On December 28, 2014, I found myself in Newark Airport with a huge group of young Jews heading off to the Holy Land. As our group leaders dealt with various logistical frustrations, we were left to our own devices to get to know each other before the long flight. We bonded over travel struggles, books, and music. We played Jewish Geography and figured out how so-and-so knows so-and-so who works with so-and-so and so on. Slowly but surely, we were transforming from awkward strangers into new friends.

And surprisingly quickly, my previous doubts were disappearing, as we debated and discussed issues from feminism to the treatment of Israeli Palestinians. When we were joined by a group of young Israelis, several of whom were still in the midst of their army service, I started to realize all I took for granted as an American Jew as well as what life was like for Israeli Jews. Every day of the trip, I found myself considering which Jewish values did I want to hold on to and which were irrelevant to me.

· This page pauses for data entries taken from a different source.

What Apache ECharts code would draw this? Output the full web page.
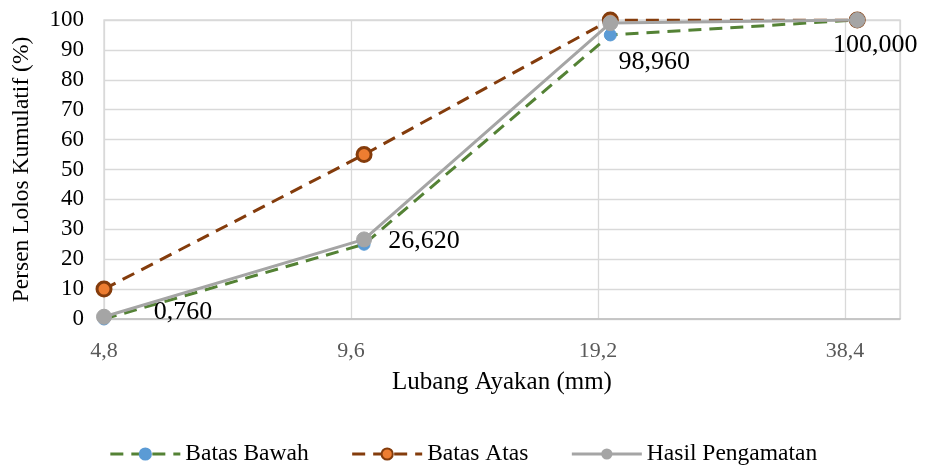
<!DOCTYPE html>
<html>
<head>
<meta charset="utf-8">
<title>Gradasi Agregat Kasar</title>
<script src="https://cdn.jsdelivr.net/npm/echarts@6/dist/echarts.min.js"></script>
<style>
  html, body { margin: 0; padding: 0; background: #fff; }
  #chart { width: 926px; height: 466px; }
</style>
</head>
<body>
<div id="chart"></div>
<script>
// Sieve openings (mm) shown as tick labels, one per tick on the index scale
const tickLabels = ['4,8', '9,6', '19,2', '38,4'];
// Position of each sieve reading along the index scale
const sievePosition = [0, 1.053, 2.05, 3.05];

// Cumulative percent passing
const batasBawah = [0, 25, 95, 100];
const batasAtas = [10, 55, 100, 100];
const hasilPengamatan = [0.76, 26.62, 98.96, 100];

const FONT = '"Liberation Serif", "Times New Roman", serif';

function pairs(values) {
  return values.map((v, i) => [sievePosition[i], v]);
}

// Offsets of the value labels on the measured series
const labelOffsets = [[79, -5], [60, 2], [44, 39], [18, 25]];

const chart = echarts.init(document.getElementById('chart'));
chart.setOption({
  animation: false,
  backgroundColor: '#ffffff',
  grid: {
    left: 104, right: 26, top: 20, bottom: 147,
    show: true, borderColor: '#d9d9d9', borderWidth: 1.3
  },
  xAxis: {
    type: 'value',
    min: 0, max: 3.223, interval: 1,
    name: 'Lubang Ayakan (mm)',
    nameLocation: 'middle',
    nameGap: 51,
    nameTextStyle: { fontFamily: FONT, fontSize: 25, color: '#000' },
    axisLine: { show: true, lineStyle: { color: '#bfbfbf', width: 1.5 } },
    axisTick: { show: false },
    axisLabel: {
      margin: 21, fontFamily: FONT, fontSize: 22, color: '#595959',
      showMaxLabel: false,
      formatter: v => tickLabels[Math.round(v)] ?? ''
    },
    splitLine: { show: true, lineStyle: { color: '#d9d9d9', width: 1.3 } }
  },
  yAxis: {
    type: 'value',
    min: 0, max: 100, interval: 10,
    name: 'Persen Lolos Kumulatif (%)',
    nameLocation: 'middle',
    nameGap: 70,
    nameTextStyle: { fontFamily: FONT, fontSize: 23.5, color: '#000' },
    axisLine: { show: false },
    axisTick: { show: false },
    axisLabel: { margin: 20, fontFamily: FONT, fontSize: 23, color: '#000' },
    splitLine: { show: true, lineStyle: { color: '#d9d9d9', width: 1.3 } }
  },
  legend: {
    top: 437,
    left: 'center',
    itemWidth: 70,
    itemHeight: 14,
    itemGap: 42,
    lineStyle: { width: 3 },
    textStyle: { fontFamily: FONT, fontSize: 23.5, color: '#000' },
    data: ['Batas Bawah', 'Batas Atas', 'Hasil Pengamatan']
  },
  series: [
    {
      name: 'Batas Bawah',
      type: 'line',
      data: pairs(batasBawah),
      symbol: 'circle',
      symbolSize: 12,
      lineStyle: { color: '#548235', width: 3, type: [13, 8] },
      itemStyle: { color: '#5b9bd5', borderColor: '#5b9bd5', borderWidth: 1 },
      z: 2
    },
    {
      name: 'Batas Atas',
      type: 'line',
      data: pairs(batasAtas),
      symbol: 'circle',
      symbolSize: 14,
      lineStyle: { color: '#843c0c', width: 3, type: [13, 8] },
      itemStyle: { color: '#ed7d31', borderColor: '#843c0c', borderWidth: 3 },
      z: 3
    },
    {
      name: 'Hasil Pengamatan',
      type: 'line',
      data: pairs(hasilPengamatan).map((p, i) => ({
        value: p,
        label: { offset: labelOffsets[i] }
      })),
      symbol: 'circle',
      symbolSize: 15,
      lineStyle: { color: '#a5a5a5', width: 3 },
      itemStyle: { color: '#a5a5a5', borderColor: '#a5a5a5' },
      label: {
        show: true,
        position: 'inside',
        fontFamily: FONT,
        fontSize: 26,
        color: '#000',
        formatter: p => p.value[1].toFixed(3).replace('.', ',')
      },
      z: 4
    }
  ]
});
</script>
</body>
</html>
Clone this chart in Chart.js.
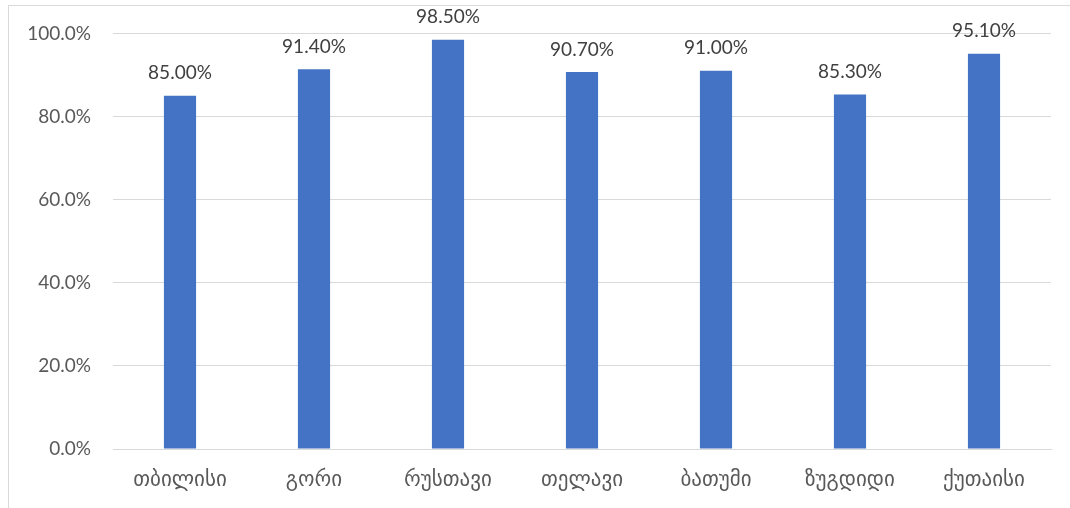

After ten days of arduous and rewarding bus rides and hikes, sampling fresh veggies and fruits from farms and shuks, discussing and debating and agreeing and disagreeing, my soul was full and I had little desire to return home. I wanted to continue the journey I had just begun – visit the places we didn’t have time to see, eat more delicious Middle Eastern and Israeli cuisine, learn about the many cultures and religions and lives of the people of Israel. I sincerely hope I’ll return soon. In the meantime, many of my fellow participants live in the same city as me, and we’ve already had one reunion Shabbat potluck. Cheers to many more reunions with my new friends, both in Boston and hopefully back in Israel.